Request:
Copy out the listing that follows, exact in every word, and skip the images.
* * * * * * *
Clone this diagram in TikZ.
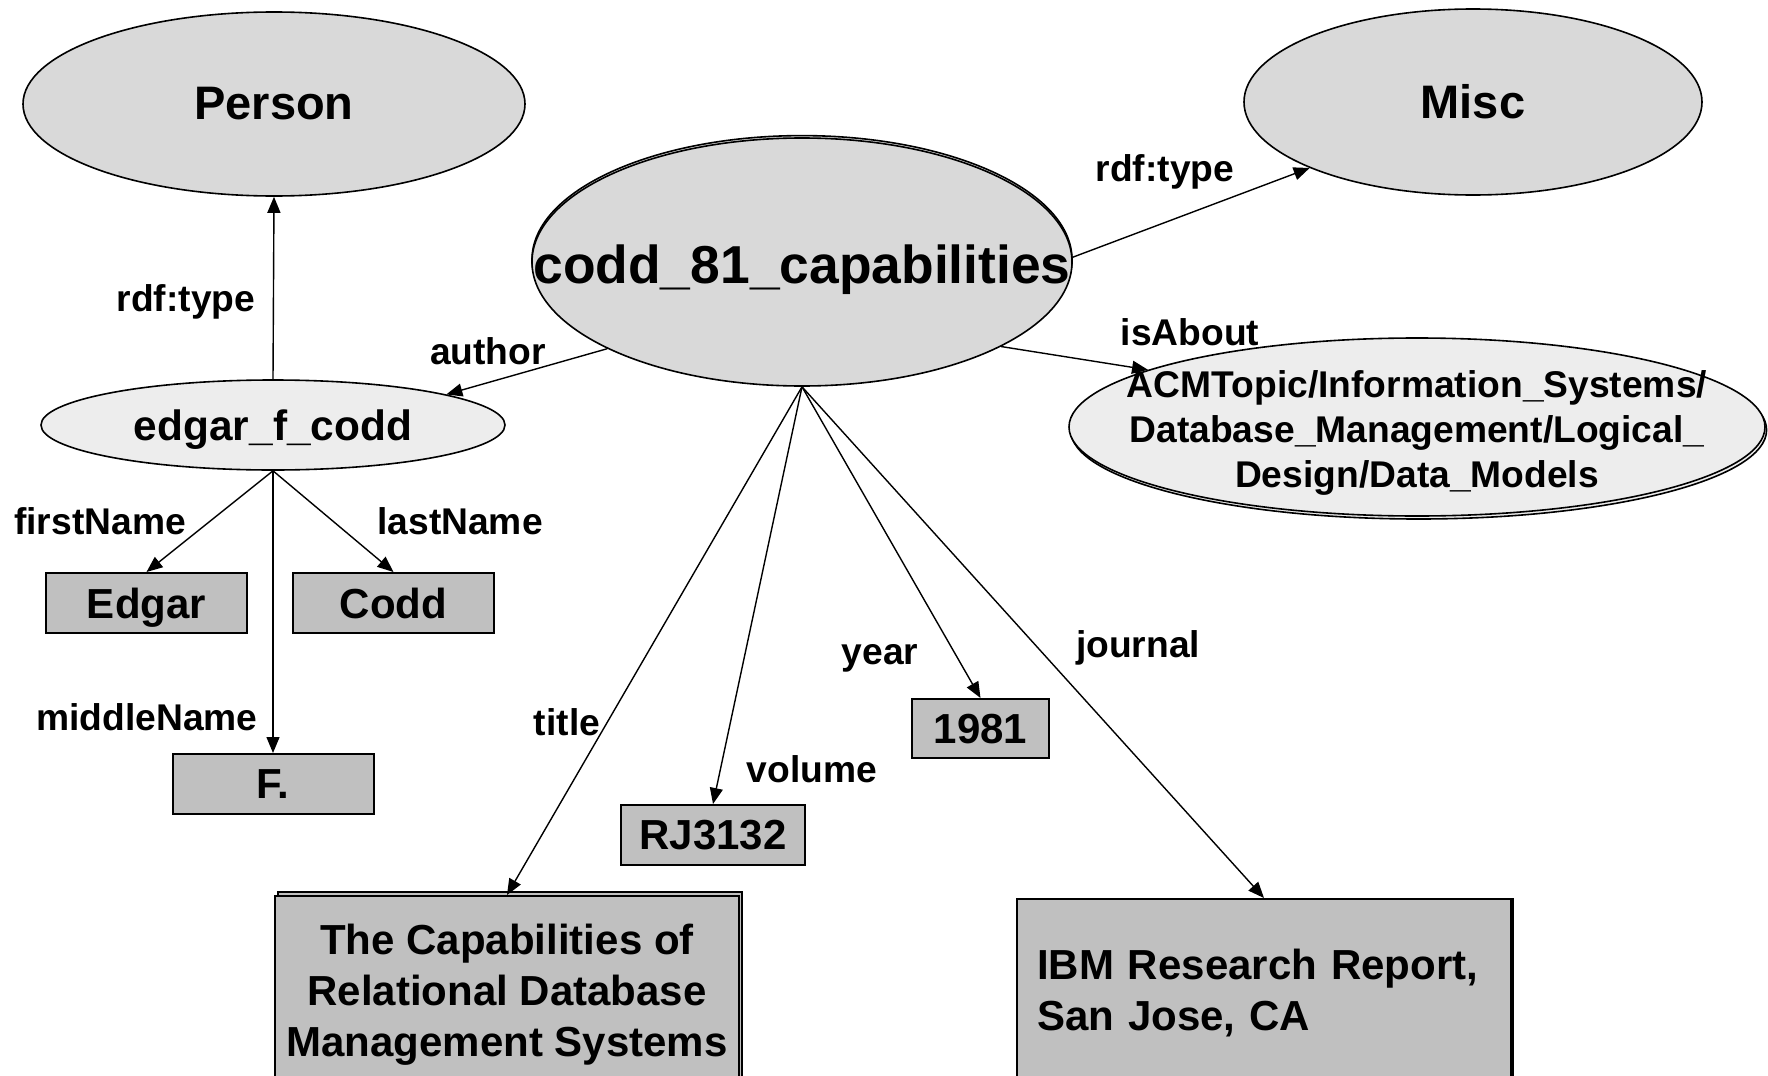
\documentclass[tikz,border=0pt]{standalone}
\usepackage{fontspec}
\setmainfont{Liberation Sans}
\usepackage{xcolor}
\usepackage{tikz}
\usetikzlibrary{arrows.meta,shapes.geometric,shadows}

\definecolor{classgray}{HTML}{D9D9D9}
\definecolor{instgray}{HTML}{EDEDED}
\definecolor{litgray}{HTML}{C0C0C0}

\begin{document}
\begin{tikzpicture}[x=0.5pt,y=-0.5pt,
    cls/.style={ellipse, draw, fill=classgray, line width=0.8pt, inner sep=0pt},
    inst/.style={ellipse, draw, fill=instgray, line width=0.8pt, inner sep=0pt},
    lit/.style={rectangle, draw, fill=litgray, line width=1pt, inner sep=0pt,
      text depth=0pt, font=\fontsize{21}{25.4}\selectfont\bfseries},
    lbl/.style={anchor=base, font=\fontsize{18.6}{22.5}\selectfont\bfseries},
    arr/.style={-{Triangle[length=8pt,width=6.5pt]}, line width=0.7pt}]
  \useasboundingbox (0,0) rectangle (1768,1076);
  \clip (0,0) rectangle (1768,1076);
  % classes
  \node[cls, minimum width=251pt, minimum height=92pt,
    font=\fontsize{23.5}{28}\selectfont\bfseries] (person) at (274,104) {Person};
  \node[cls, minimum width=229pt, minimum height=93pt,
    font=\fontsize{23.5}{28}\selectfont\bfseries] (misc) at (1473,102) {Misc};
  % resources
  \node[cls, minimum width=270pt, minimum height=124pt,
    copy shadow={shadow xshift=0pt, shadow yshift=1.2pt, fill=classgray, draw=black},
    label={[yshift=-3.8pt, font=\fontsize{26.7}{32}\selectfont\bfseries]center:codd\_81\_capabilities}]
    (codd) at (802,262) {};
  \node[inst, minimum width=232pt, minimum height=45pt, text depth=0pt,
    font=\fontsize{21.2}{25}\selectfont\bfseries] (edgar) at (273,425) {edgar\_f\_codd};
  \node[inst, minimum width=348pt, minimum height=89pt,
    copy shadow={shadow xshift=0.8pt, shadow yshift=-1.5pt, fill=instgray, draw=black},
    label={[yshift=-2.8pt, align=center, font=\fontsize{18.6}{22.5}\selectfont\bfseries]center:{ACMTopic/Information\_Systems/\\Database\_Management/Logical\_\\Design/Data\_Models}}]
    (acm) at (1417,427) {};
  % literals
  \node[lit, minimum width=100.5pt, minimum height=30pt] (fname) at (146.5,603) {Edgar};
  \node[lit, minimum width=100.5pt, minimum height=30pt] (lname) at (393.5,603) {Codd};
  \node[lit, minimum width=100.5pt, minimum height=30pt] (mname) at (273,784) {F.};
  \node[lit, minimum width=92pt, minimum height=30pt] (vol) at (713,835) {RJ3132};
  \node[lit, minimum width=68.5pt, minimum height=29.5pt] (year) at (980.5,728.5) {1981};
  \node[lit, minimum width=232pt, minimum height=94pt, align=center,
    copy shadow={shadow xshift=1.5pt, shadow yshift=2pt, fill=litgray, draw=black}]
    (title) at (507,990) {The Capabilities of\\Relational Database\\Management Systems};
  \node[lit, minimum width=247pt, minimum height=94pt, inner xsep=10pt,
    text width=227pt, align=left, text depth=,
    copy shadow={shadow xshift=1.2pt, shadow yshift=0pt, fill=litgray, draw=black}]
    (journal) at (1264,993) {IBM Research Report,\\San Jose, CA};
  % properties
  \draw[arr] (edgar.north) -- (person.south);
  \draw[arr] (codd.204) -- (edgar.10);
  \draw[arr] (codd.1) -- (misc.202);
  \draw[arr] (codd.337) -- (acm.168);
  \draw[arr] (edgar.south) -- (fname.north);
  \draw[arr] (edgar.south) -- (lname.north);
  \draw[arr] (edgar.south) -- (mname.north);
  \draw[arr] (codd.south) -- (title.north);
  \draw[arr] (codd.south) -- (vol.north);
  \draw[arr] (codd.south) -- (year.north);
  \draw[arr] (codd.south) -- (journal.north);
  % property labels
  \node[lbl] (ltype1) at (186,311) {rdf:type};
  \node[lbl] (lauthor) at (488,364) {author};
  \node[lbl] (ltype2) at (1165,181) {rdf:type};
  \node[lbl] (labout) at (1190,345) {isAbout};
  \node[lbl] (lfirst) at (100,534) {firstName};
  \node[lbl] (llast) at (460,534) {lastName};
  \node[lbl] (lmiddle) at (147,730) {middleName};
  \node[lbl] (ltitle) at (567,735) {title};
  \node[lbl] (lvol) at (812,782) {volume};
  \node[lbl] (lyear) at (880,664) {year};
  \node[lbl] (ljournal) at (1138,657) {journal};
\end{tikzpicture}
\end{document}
* * * * * * *
Solution below:
Clone this diagram in TikZ.
\documentclass[tikz,border=0pt]{standalone}
\usepackage{fontspec}
\setmainfont{Liberation Sans}
\usepackage{xcolor}
\usepackage{tikz}
\usetikzlibrary{arrows.meta,shapes.geometric,shadows}

\definecolor{classgray}{HTML}{D9D9D9}
\definecolor{instgray}{HTML}{EDEDED}
\definecolor{litgray}{HTML}{C0C0C0}

\begin{document}
\begin{tikzpicture}[x=0.5pt,y=-0.5pt,
    cls/.style={ellipse, draw, fill=classgray, line width=0.8pt, inner sep=0pt},
    inst/.style={ellipse, draw, fill=instgray, line width=0.8pt, inner sep=0pt},
    lit/.style={rectangle, draw, fill=litgray, line width=1pt, inner sep=0pt,
      text depth=0pt, font=\fontsize{21}{25.4}\selectfont\bfseries},
    lbl/.style={anchor=base, font=\fontsize{18.6}{22.5}\selectfont\bfseries},
    arr/.style={-{Triangle[length=8pt,width=6.5pt]}, line width=0.7pt}]
  \useasboundingbox (0,0) rectangle (1768,1076);
  \clip (0,0) rectangle (1768,1076);
  % classes
  \node[cls, minimum width=251pt, minimum height=92pt,
    font=\fontsize{23.5}{28}\selectfont\bfseries] (person) at (274,104) {Person};
  \node[cls, minimum width=229pt, minimum height=93pt,
    font=\fontsize{23.5}{28}\selectfont\bfseries] (misc) at (1473,102) {Misc};
  % resources
  \node[cls, minimum width=270pt, minimum height=124pt,
    copy shadow={shadow xshift=0pt, shadow yshift=1.2pt, fill=classgray, draw=black},
    label={[yshift=-3.8pt, font=\fontsize{26.7}{32}\selectfont\bfseries]center:codd\_81\_capabilities}]
    (codd) at (802,262) {};
  \node[inst, minimum width=232pt, minimum height=45pt, text depth=0pt,
    font=\fontsize{21.2}{25}\selectfont\bfseries] (edgar) at (273,425) {edgar\_f\_codd};
  \node[inst, minimum width=348pt, minimum height=89pt,
    copy shadow={shadow xshift=0.8pt, shadow yshift=-1.5pt, fill=instgray, draw=black},
    label={[yshift=-2.8pt, align=center, font=\fontsize{18.6}{22.5}\selectfont\bfseries]center:{ACMTopic/Information\_Systems/\\Database\_Management/Logical\_\\Design/Data\_Models}}]
    (acm) at (1417,427) {};
  % literals
  \node[lit, minimum width=100.5pt, minimum height=30pt] (fname) at (146.5,603) {Edgar};
  \node[lit, minimum width=100.5pt, minimum height=30pt] (lname) at (393.5,603) {Codd};
  \node[lit, minimum width=100.5pt, minimum height=30pt] (mname) at (273,784) {F.};
  \node[lit, minimum width=92pt, minimum height=30pt] (vol) at (713,835) {RJ3132};
  \node[lit, minimum width=68.5pt, minimum height=29.5pt] (year) at (980.5,728.5) {1981};
  \node[lit, minimum width=232pt, minimum height=94pt, align=center,
    copy shadow={shadow xshift=1.5pt, shadow yshift=2pt, fill=litgray, draw=black}]
    (title) at (507,990) {The Capabilities of\\Relational Database\\Management Systems};
  \node[lit, minimum width=247pt, minimum height=94pt, inner xsep=10pt,
    text width=227pt, align=left, text depth=,
    copy shadow={shadow xshift=1.2pt, shadow yshift=0pt, fill=litgray, draw=black}]
    (journal) at (1264,993) {IBM Research Report,\\San Jose, CA};
  % properties
  \draw[arr] (edgar.north) -- (person.south);
  \draw[arr] (codd.204) -- (edgar.10);
  \draw[arr] (codd.1) -- (misc.202);
  \draw[arr] (codd.337) -- (acm.168);
  \draw[arr] (edgar.south) -- (fname.north);
  \draw[arr] (edgar.south) -- (lname.north);
  \draw[arr] (edgar.south) -- (mname.north);
  \draw[arr] (codd.south) -- (title.north);
  \draw[arr] (codd.south) -- (vol.north);
  \draw[arr] (codd.south) -- (year.north);
  \draw[arr] (codd.south) -- (journal.north);
  % property labels
  \node[lbl] (ltype1) at (186,311) {rdf:type};
  \node[lbl] (lauthor) at (488,364) {author};
  \node[lbl] (ltype2) at (1165,181) {rdf:type};
  \node[lbl] (labout) at (1190,345) {isAbout};
  \node[lbl] (lfirst) at (100,534) {firstName};
  \node[lbl] (llast) at (460,534) {lastName};
  \node[lbl] (lmiddle) at (147,730) {middleName};
  \node[lbl] (ltitle) at (567,735) {title};
  \node[lbl] (lvol) at (812,782) {volume};
  \node[lbl] (lyear) at (880,664) {year};
  \node[lbl] (ljournal) at (1138,657) {journal};
\end{tikzpicture}
\end{document}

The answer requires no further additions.